I cristiani nella guerra in Siria
Sono arrivati a Beirut da circa un mese, fuggiti avventurosamente da Aleppo Ovest: sono cristiani. Madre, padre, una ragazza di 13 anni e un ragazzo di 10. Non ne potevano più. Pallottole e missili anche, ma scuola a singhiozzo, niente lavoro, acqua e luce. Il nonno ucciso, un nipote rapito e mai ricomparso, una vicina morta per una pallottola vagante. A Beirut hanno chiesto alle Nazioni Unite lo status di rifugiati e la possibilità di emigrare. Si sono messi con impegno a studiare l’inglese. «Ritornerai dopo la guerra?», chiedo a Naji, il più piccolo.
«Io non tornerò mai!», mi risponde deciso e con gli occhi pieni di paura.

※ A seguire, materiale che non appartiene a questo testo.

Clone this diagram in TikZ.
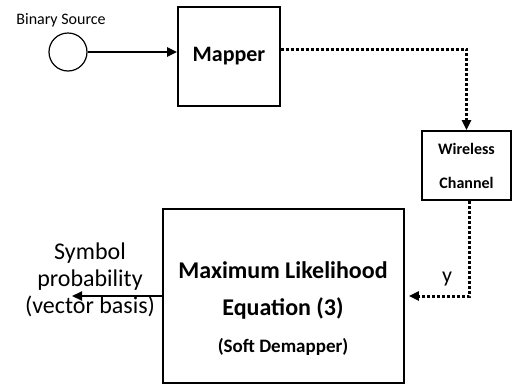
\documentclass[tikz,border=0pt]{standalone}
\usepackage{fontspec}
\setmainfont{Carlito}
\usetikzlibrary{arrows.meta}

\tikzset{
    block/.style={rectangle, draw, line width=1.8pt, font=\bfseries},
    source/.style={circle, draw, line width=1.2pt, minimum size=38pt, inner sep=0pt},
    solid link/.style={line width=2.4pt, -{Triangle[length=10pt, width=9pt]}},
    dotted link/.style={line width=3pt, dash pattern=on 3pt off 2pt, -{Triangle[length=10pt, width=9pt]}}
}

\begin{document}
\begin{tikzpicture}[x=1pt, y=-1pt]

        \useasboundingbox (0,0) rectangle (516,386);

        % Vertices
        \node[source](src) at (68,52){};
        \node[font=\fontsize{16}{18}\selectfont](srcLabel) at (61,20){Binary Source};
        \node[block, minimum width=102pt, minimum height=99pt, font=\fontsize{22}{24}\selectfont\bfseries](mapper) at (229,56.5){Mapper};
        \node[block, minimum width=89pt, minimum height=69pt, align=center, font=\fontsize{16}{34}\selectfont\bfseries](channel) at (466.5,165.5){Wireless\\Channel};
        \node[block, minimum width=241pt, minimum height=174pt](demapper) at (283.5,296){};
        \node[align=center, font=\fontsize{24}{37}\selectfont\bfseries](demapperText) at (283,309){Maximum Likelihood\\Equation (3)\\{\fontsize{19}{36}\selectfont (Soft Demapper)}};
        \node[align=center, font=\fontsize{24}{27}\selectfont](outLabel) at (90,280){Symbol\\probability\\(vector basis)};
        \node[font=\fontsize{22}{24}\selectfont](yLabel) at (447,279){y};
        \coordinate (out) at (72,296);
        % Edges
        \draw[solid link](src.east) -- (src.east -| mapper.west);
        \draw[dotted link]([yshift=7.5pt]mapper.east) -| (channel.north);
        \draw[dotted link, shorten >=4pt]([xshift=3pt]channel.south) |- (demapper.east);
        \draw[solid link, line width=2pt](demapper.west) -- (out);

\end{tikzpicture}
\end{document}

All’interno dello scenario crudele della guerra in Siria e in Iraq, si manifesta sempre più la preoccupazione, per la prossima scomparsa dei cristiani dalla regione in cui sono nati e in cui vivono da due millenni. Naji e altre famiglie attendono con ansia il visto per emigrare. Lasceranno il Medio Oriente. Non hanno voluto loro la guerra, non l’hanno cercata né alimentata. Non si può certo incolparli se hanno deciso di andarsene. Loro gli effetti collaterali della guerra li subiscono soltanto, e non sono neppure rappresentati al tavolo delle trattative di pace.